Clearly, Dr. Pimsleur and his disciples—I use the word advisedly, as a glance at promotional and instructional materials will demonstrate—have done their pedagogical homework. Utilizing the spectacular power of the brain for on-the-hoof language analysis and replication, the Pimsleur Language Programs lure their listeners into meaning-rich dialogues, providing only the information required for one to respond. The closest thing to a grammatical concept that a student hears is a brief warning that `this is the form used with feminine words’. Yet with a little effort, the student intuits her way to the correct and timely use of all that grammar describes.
This is an extremely productive approach at the level of basic conversational skills that is the bread and butter of Pimsleur’s products. The course writers have found just the level at which to challenge the student without counterproductive frustration.

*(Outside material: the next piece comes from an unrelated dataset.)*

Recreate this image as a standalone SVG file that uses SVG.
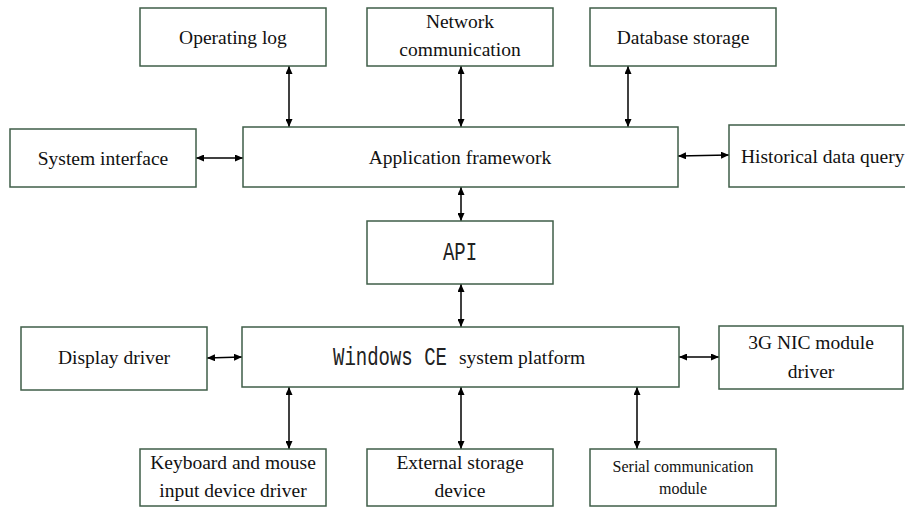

One is encouraged to achieve 80% control of a unit before moving on. Many students will accomplish this in most units on the first try. Yet the approach in these three volumes is never simplistic, reducing the urge to be somewhere else or engaged in a more advanced section to the vanishing point.
Pimsleur Language Programs has populated websites with two highly sellable language-learning concepts: the `principle of anticipation’ and `graduated interval recall’. The former refers to the interval during which the student is challenged to retrieve information to which he has been exposed, occasionally take some small step in the processing of it, and then utilize that information in a response. PLP has refined just the right intervals to facilitate prompt but unhurried responses.
`Graduated interval recall’ refers to the time lag between the initial learning of a language component and its subsequent reintroduction in a new conversation. Here, too, the Pimsleur method shows its debt to years of practice and research. By my lights, they do this perfectly.
Regionally and socially, PLP’s German course(s) aim at an `educated’ dialect that will prepare the student to be conversant throughout Germany, Austria, and Switzerland.
Regrettably, Simon & Schuster Audio tampered with a winning recipe and with predictable results. The voices in the recording of volume III are amateurish and the audio quality disastrous, a shocking departure from the evident quality of volumes I and II. This may seem a trifle, until one counts up the 15 hours minimum that one spends with each of these recorded albums. Attractive voices and good audio, especially for commuters like this one, are elements that matter. A Simon & Schuster Pimsleur Language network spokesman stated that a resolution is forthcoming.
German I, II, and III are available in cassette tape and CD versions, packaged attractively and with sufficient ruggedness to survive both winter and summer Midwestern temperatures in my car.